▶ [Exercise details]: Go through the listing and return every line with "Give" in it.
--- Begin Dataset records ---
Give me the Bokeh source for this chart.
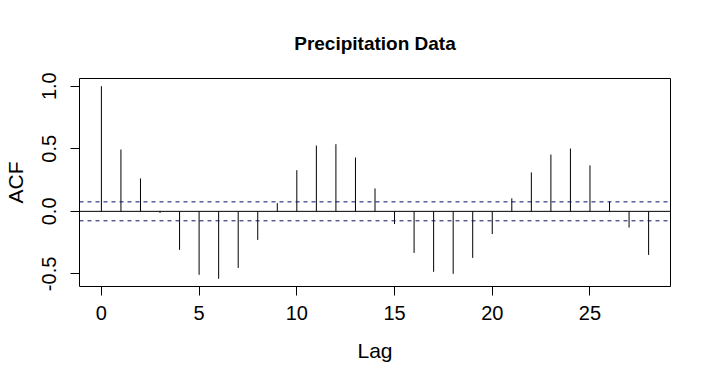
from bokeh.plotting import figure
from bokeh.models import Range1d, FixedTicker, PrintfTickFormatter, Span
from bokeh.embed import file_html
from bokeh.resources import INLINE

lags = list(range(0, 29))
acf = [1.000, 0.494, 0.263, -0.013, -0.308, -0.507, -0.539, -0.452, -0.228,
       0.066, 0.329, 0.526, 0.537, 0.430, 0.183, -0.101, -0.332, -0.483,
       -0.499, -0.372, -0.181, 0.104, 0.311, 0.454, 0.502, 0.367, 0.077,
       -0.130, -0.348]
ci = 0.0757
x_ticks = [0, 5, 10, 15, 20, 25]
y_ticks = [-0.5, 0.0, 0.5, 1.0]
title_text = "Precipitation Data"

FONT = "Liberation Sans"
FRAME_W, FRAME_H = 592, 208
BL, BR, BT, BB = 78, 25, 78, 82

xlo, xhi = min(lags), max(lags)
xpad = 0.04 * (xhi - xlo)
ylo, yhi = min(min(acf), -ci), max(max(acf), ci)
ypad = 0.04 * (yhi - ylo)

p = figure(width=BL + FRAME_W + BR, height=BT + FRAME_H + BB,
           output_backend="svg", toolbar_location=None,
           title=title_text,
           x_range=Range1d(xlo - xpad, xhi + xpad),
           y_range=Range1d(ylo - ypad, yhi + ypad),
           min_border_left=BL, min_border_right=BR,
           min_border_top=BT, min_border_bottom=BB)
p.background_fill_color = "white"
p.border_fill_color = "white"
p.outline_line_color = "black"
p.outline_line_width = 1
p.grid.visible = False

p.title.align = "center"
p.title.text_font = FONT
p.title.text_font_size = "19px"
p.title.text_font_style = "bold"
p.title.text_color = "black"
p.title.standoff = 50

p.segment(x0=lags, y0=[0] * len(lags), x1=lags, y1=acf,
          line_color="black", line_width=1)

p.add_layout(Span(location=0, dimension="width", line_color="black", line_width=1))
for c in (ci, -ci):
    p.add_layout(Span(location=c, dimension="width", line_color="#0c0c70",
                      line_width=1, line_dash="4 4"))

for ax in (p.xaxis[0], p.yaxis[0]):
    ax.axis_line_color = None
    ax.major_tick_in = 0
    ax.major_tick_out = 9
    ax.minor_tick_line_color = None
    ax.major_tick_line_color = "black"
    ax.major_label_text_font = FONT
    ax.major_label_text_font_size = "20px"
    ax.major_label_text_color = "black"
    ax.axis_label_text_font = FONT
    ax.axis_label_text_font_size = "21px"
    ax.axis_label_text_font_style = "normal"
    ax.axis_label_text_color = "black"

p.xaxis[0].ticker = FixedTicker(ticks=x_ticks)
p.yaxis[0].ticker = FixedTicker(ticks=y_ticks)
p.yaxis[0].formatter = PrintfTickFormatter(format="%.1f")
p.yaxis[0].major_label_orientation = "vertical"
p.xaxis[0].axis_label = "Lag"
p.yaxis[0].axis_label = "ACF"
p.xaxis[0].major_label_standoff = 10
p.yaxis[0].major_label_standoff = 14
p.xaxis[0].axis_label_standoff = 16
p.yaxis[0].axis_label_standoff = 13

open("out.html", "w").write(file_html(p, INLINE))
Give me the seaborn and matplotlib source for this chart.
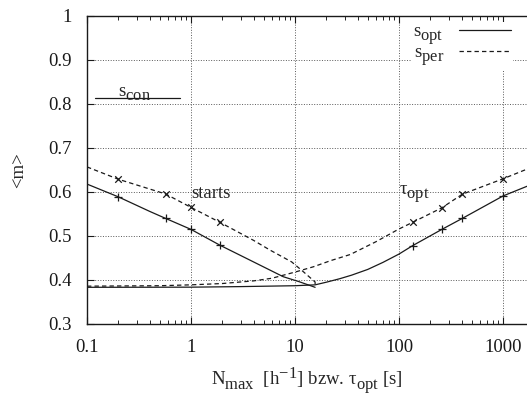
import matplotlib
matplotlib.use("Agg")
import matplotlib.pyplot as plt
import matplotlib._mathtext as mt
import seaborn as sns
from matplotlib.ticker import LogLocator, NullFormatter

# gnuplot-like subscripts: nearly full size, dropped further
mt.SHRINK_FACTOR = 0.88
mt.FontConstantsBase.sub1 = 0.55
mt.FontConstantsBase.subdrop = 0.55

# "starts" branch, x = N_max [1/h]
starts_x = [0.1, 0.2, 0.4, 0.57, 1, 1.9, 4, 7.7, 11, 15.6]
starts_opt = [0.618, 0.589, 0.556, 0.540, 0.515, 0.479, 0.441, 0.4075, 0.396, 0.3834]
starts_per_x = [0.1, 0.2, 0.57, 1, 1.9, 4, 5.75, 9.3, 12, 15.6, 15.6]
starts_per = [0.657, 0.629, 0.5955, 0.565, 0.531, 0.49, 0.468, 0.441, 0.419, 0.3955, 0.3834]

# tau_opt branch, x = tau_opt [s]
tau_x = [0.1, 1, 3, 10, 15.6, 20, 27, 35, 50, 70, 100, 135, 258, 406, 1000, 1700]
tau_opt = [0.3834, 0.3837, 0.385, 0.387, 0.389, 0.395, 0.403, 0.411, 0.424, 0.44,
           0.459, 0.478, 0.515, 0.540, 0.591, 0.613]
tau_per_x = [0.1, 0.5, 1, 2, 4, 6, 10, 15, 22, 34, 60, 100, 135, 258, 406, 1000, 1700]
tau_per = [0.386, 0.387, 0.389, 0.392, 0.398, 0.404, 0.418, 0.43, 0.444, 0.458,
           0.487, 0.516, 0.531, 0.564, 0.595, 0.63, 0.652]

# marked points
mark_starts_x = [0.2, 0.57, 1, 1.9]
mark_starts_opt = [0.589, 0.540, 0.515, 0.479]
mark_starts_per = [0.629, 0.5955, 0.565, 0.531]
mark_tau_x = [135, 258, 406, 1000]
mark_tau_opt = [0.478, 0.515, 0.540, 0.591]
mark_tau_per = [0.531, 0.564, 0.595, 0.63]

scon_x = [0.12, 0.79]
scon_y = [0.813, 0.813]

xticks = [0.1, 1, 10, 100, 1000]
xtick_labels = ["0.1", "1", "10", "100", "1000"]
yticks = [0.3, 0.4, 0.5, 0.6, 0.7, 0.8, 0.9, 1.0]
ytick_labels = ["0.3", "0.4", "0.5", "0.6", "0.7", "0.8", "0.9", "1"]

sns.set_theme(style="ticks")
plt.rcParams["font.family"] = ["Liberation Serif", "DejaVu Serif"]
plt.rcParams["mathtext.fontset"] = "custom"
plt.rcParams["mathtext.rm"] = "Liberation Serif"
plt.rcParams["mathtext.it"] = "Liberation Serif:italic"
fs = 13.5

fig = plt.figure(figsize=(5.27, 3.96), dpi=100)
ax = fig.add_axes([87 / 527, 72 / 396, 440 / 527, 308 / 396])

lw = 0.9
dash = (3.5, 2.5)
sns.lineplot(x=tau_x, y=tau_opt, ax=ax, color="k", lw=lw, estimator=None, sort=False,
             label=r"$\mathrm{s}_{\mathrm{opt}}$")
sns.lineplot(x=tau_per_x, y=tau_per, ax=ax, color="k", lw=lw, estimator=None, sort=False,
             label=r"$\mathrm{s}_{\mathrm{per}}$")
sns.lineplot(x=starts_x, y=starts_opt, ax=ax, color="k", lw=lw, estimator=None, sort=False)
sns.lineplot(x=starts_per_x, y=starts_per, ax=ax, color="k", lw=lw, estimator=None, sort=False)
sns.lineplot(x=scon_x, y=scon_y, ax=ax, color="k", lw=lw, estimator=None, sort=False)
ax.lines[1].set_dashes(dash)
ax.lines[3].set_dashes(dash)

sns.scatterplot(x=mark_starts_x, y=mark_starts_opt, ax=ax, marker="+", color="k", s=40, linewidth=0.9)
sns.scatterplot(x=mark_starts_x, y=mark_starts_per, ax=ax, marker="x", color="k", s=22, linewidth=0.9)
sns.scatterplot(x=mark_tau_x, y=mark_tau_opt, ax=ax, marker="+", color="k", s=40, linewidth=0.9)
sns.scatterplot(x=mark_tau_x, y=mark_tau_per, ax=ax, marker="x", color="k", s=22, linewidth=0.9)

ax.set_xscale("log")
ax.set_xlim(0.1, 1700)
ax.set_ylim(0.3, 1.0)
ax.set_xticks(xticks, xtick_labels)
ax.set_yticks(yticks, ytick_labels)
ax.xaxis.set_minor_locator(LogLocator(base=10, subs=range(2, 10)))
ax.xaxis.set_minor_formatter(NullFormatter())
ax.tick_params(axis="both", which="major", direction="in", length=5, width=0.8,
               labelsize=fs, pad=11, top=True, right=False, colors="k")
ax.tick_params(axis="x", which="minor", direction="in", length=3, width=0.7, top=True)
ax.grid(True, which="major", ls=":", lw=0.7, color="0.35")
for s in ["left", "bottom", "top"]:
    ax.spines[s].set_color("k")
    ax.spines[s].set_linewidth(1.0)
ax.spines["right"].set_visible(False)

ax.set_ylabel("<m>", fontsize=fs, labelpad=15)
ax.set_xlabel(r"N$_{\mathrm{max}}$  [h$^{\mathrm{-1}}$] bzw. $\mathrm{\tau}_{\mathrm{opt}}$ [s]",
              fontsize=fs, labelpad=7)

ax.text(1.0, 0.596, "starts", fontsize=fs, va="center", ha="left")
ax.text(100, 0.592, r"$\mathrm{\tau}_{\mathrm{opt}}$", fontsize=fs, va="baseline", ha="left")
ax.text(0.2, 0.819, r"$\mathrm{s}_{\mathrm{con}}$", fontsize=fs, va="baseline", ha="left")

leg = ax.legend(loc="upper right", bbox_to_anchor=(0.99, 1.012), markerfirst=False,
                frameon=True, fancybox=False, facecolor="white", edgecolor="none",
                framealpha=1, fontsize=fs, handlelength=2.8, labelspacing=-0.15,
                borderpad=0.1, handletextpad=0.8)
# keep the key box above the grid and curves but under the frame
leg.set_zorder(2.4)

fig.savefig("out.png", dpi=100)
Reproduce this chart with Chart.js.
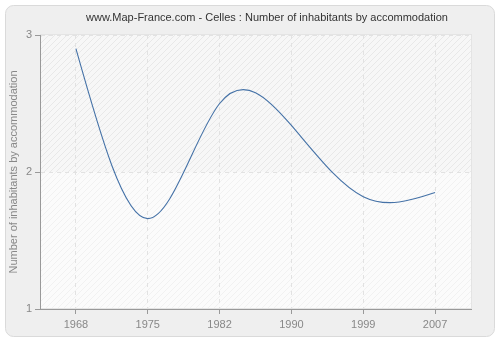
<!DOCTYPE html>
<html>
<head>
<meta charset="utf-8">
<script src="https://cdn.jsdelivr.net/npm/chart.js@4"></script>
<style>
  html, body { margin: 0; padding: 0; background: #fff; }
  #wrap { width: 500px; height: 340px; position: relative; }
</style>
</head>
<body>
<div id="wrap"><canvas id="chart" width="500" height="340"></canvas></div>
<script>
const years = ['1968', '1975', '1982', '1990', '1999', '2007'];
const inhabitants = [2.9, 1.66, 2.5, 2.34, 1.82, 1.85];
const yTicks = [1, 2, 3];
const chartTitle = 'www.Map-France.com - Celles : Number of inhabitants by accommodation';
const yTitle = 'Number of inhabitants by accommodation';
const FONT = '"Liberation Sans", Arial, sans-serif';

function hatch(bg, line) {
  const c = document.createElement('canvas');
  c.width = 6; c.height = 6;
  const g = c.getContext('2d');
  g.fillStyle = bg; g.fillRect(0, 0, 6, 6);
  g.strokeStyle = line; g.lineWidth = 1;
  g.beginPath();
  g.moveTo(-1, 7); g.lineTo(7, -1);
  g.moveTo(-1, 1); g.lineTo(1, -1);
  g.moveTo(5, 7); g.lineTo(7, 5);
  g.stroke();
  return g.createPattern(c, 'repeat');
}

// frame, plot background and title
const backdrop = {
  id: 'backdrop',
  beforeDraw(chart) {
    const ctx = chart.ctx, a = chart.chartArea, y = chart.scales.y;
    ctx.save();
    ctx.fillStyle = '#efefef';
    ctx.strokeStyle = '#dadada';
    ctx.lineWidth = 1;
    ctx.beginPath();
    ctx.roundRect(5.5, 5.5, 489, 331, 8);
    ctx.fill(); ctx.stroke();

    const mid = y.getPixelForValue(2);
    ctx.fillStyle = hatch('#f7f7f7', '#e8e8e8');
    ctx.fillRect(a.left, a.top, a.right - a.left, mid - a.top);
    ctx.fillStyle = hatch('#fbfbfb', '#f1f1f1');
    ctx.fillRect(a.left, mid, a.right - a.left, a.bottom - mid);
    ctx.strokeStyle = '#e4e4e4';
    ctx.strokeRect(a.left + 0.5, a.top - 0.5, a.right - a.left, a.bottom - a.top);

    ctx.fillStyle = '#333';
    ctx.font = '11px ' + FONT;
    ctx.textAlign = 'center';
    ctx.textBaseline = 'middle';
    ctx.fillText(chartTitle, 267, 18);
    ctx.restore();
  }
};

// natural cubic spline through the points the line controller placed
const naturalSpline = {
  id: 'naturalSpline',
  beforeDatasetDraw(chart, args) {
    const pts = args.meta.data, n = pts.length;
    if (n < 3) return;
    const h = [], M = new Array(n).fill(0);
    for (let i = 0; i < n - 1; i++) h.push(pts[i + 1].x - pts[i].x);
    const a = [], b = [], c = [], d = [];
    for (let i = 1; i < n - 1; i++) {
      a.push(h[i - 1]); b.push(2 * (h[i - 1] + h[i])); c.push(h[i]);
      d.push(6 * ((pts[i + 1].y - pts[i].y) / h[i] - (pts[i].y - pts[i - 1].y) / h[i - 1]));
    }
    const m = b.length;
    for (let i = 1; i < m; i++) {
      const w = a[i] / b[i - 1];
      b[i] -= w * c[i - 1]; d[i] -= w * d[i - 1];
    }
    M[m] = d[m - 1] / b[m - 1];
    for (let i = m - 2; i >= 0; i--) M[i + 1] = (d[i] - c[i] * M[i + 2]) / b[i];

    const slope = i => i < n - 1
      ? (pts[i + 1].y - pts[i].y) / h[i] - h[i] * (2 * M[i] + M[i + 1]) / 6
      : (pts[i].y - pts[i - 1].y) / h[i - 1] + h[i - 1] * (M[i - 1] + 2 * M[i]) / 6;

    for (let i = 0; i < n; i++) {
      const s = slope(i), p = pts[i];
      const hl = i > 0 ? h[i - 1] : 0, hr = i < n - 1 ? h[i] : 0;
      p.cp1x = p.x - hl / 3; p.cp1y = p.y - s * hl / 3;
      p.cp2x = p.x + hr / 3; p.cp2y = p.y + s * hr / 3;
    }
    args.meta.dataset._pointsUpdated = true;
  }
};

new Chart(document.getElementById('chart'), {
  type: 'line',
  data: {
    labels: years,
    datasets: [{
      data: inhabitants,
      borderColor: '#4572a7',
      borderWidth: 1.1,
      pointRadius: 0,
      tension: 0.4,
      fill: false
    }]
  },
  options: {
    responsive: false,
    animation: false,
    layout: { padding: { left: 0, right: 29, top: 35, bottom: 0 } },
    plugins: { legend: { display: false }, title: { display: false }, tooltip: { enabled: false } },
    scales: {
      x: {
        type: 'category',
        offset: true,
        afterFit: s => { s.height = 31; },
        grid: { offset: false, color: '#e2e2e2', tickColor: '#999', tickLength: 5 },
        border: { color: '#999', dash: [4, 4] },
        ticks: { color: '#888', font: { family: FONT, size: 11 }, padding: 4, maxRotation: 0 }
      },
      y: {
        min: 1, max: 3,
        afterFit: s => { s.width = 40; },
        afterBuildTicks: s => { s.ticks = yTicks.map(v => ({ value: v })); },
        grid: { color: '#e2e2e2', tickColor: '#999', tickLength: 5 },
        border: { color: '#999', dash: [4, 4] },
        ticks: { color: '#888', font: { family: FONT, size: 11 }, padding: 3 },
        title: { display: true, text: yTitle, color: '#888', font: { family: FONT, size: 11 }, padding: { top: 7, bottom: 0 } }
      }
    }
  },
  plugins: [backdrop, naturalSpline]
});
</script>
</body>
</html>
--- End Dataset records ---
▶ [Correct output]:
Give me the Bokeh source for this chart.
Give me the seaborn and matplotlib source for this chart.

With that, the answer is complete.